Le autorità sono risalite ai principali sospettati, quattro uomini di fede musulmana affiliati agli Indian Mujahideen (Im), organizzazione bollata come cellula terroristica dal 2010. Gli Im non sono nuovi ad attacchi bombaroli in Bihar. A luglio, un’analoga serie di esplosioni aveva colpito Bodh Gaya, dove seduto sotto un albero in meditazione – secondo il culto buddhista – il Buddha Gautama avrebbe raggiunto l’Illuminazione. Il gesto dimostrativo, che causò solo qualche ferito lieve tra i monaci, venne rivendicato come azione in solidarietà del popolo Rohingya, minoranza etnica musulmana brutalmente repressa dai buddhisti birmani. Ora che anche i comizi del Bjp sono entrati nel mirino degli Im, vengono a galla ancor più prepotentemente gli aspetti controversi di Narendra Modi, principale ostacolo alla sua corsa al governo di New Delhi.
Modi, come molti quadri del Bjp cresciuto nelle file dell’organizzazione paramilitare hindu Rashtriya Swayamsevak Sangh, nel 2002 – secondo i suoi numerosi detrattori – decise di non intervenire durante i sanguinosi pogrom del Gujarat, scontri interreligiosi che in una manciata di giorni fecero più di mille morti, di cui più di 700 musulmani. La sua responsabilità non è stata finora provata in sede legale, ma le posizioni ultranazionaliste di Narendra Modi e dei suoi più stretti «grandi elettori», a capo della costellazione estremista hindu unita sotto la Sangh (“l’associazione”), non solo non sono un segreto, ma impediscono a molti potenziali alleati di appoggiare il candidato favorito dell’opposizione.

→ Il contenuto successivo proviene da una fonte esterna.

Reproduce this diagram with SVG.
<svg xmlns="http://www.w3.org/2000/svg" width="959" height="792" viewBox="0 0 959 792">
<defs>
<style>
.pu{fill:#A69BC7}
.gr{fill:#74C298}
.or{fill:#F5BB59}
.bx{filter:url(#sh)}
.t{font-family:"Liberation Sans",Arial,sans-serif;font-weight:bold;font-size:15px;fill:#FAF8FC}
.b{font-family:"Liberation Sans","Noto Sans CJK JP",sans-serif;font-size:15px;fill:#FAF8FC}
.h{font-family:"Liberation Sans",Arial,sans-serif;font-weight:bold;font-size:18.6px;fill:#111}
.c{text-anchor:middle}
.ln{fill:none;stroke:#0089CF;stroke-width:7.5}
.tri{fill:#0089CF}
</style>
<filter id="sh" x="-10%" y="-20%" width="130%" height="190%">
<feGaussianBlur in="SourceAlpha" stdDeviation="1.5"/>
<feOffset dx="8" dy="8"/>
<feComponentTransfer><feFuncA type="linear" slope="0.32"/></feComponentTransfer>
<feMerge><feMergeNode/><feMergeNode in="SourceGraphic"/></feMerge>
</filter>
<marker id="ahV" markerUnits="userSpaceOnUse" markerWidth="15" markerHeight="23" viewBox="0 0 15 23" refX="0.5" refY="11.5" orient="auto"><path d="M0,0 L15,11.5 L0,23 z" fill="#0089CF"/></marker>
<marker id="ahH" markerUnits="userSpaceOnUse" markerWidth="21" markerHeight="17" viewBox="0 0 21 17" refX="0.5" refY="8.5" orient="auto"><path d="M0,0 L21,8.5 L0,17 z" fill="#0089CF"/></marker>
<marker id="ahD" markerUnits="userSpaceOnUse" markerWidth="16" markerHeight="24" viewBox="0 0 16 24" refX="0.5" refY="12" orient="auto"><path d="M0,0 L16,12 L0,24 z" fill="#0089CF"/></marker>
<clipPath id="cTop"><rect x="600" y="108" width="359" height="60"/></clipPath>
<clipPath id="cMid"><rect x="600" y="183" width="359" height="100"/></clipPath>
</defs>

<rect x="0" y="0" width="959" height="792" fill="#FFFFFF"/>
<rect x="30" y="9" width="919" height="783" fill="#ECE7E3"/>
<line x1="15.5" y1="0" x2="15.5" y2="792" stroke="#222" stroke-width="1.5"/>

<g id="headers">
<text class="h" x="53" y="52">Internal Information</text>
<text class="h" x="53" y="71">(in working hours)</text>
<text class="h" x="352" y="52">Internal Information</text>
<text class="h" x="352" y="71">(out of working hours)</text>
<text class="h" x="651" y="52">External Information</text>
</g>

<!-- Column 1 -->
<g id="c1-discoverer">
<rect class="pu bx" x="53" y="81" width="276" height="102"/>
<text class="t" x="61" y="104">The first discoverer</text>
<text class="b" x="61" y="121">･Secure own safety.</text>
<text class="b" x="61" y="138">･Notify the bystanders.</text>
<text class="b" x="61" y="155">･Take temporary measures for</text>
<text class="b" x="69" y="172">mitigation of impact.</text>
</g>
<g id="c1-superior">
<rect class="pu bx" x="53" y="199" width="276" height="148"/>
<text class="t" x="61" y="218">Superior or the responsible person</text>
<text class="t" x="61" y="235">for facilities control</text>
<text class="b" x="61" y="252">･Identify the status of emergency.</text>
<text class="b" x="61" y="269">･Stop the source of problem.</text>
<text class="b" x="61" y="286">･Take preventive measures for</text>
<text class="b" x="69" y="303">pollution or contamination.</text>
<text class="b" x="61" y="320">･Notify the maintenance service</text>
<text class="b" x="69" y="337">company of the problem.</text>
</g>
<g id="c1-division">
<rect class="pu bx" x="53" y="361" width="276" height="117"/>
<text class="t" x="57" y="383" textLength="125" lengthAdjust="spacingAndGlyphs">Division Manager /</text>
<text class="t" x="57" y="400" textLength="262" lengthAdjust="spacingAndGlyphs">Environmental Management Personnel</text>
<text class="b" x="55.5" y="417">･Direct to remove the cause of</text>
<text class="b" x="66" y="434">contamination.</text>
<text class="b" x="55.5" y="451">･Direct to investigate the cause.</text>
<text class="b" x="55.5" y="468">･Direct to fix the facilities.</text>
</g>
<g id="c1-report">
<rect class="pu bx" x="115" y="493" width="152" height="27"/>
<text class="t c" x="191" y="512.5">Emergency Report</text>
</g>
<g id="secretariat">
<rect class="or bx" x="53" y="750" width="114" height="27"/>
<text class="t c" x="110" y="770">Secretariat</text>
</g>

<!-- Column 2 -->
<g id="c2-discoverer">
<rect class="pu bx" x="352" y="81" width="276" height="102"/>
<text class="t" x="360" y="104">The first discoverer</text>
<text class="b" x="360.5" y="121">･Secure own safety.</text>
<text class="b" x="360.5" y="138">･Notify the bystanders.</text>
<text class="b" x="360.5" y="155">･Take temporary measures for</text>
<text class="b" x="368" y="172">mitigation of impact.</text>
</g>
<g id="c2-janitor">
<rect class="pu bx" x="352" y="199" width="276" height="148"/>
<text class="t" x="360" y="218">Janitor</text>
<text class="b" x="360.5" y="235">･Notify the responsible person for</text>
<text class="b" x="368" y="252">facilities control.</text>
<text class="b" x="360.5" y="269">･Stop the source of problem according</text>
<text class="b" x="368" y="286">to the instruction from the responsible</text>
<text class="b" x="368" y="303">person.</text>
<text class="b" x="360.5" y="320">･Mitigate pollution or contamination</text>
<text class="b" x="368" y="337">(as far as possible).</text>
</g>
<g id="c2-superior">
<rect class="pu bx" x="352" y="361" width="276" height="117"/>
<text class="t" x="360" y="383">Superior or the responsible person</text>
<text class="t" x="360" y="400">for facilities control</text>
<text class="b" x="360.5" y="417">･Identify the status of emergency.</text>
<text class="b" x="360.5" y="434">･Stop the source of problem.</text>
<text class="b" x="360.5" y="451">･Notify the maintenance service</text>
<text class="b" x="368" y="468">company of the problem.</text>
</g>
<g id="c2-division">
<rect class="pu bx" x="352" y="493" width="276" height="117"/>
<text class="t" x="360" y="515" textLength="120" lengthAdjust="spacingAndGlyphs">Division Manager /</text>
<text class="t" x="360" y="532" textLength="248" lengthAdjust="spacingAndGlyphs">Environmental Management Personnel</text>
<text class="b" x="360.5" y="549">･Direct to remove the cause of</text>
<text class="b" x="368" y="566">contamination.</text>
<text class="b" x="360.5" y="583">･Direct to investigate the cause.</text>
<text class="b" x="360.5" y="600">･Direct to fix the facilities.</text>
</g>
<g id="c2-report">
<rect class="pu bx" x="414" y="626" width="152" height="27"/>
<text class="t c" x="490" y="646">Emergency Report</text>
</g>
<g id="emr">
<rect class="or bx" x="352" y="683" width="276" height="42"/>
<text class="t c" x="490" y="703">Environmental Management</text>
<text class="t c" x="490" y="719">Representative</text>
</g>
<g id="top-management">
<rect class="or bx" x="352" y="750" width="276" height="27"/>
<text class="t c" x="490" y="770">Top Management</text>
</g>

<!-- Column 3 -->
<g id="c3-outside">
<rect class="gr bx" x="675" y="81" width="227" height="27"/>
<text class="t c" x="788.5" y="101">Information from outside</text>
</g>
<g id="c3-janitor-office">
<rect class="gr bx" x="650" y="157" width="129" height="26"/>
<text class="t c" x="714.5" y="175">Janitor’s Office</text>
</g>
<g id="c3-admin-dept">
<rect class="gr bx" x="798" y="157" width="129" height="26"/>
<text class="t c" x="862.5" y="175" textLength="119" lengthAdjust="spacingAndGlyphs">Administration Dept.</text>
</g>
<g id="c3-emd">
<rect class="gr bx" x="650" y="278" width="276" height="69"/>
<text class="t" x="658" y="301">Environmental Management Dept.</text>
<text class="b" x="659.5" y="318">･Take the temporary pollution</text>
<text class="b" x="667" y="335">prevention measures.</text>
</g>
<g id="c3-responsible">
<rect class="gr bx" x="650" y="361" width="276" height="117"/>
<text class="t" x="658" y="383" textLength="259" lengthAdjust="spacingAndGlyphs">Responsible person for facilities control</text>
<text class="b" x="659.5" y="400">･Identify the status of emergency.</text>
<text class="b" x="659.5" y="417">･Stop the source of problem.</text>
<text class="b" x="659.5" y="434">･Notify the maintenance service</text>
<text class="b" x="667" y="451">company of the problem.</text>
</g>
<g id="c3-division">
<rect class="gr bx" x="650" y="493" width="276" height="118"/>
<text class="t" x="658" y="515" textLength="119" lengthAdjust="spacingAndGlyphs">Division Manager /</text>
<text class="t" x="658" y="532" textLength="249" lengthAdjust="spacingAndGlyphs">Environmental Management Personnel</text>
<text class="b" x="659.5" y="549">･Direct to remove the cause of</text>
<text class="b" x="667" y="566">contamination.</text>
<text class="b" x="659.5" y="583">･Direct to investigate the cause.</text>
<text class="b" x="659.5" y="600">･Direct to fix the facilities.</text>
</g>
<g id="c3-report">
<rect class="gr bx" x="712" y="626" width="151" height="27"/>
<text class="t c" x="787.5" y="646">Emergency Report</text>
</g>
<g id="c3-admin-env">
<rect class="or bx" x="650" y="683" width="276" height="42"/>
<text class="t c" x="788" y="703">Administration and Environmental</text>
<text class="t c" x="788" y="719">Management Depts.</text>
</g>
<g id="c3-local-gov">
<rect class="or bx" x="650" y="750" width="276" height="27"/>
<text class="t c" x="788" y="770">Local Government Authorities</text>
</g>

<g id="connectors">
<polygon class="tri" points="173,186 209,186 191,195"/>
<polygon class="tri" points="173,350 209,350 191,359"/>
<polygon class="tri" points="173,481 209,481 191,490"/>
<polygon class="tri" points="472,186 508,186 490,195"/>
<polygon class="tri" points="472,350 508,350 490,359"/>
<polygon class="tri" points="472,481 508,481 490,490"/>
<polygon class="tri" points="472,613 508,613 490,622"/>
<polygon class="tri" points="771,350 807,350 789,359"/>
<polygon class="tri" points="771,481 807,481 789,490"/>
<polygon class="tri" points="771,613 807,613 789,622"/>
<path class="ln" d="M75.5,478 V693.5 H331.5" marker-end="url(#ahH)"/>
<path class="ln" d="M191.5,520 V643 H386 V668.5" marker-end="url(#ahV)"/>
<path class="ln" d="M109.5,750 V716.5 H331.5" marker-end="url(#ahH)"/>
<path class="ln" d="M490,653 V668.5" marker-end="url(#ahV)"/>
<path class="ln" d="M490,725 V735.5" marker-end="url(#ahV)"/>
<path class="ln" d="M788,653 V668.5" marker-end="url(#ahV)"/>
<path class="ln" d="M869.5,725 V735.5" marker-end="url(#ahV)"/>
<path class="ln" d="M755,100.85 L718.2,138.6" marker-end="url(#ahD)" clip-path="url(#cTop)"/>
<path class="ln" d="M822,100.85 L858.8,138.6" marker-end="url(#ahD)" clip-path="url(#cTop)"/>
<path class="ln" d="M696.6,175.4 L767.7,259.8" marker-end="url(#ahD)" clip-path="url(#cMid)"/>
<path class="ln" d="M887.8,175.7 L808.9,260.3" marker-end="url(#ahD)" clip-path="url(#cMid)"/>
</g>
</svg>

Il primo alleato a scaricare Modi è stato proprio il chief minister del Bihar, Nitish Kumar, a capo del partito Janata Dal United (Jdu). Un affronto che Modi dal palco ha attaccato con veemenza, incoraggiando i suoi elettori a «estirpare e punire i traditori». La polemica nata in seguito all’attentato degli Im, coi leader del Bjp ad accusare il governo del Bihar di un’interessata inadempienza nell’applicazione dei sistemi di sicurezza, ha esacerbato ancora di più i rapporti tra i due ex alleati, portando ad una conferenza stampa al vetriolo indetta nella giornata di martedì da Nitish Kumar in persona. Kumar, davanti ai giornalisti, ha parlato di «metodi fascisti», invocando addirittura Hitler e Goebbels come modelli di riferimento di Modi.
Il livello dello scontro verbale si inserisce nel grande gioco delle alleanze nazionali che negli anni ha provato una sola verità: in India senza i voti delle minoranze non si vince. Parliamo di gruppi etnici, castali e religiosi rappresentati da partiti locali ad hoc come il Jdu, che può contare sull’appoggio di musulmani ed esponenti delle caste più basse.
Il peso di questi partiti, minoritari a livello nazionale ma molto influenti a livello locale, anima la complessa alchimia delle alleanze pre-elettorali, con le due grandi formazioni politiche panindiane del Bjp e del Congress costrette ad elargire promesse e posizioni nel gabinetto di governo per aggiudicarsi la fedeltà, e i seggi, di questa o quella formazione politica.
Al di là dei programmi di governo, incentrati su obiettivi di crescita e sicurezza nazionali contro il terrorismo interno ed esterno, nel 2014 sarà il pallottoliere delle alleanze a decidere chi siederà al centro del prossimo governo indiano. E il passato ingombrante di Narendra Modi, per il Bjp, è certamente l’ostacolo più grande sulla strada per Delhi.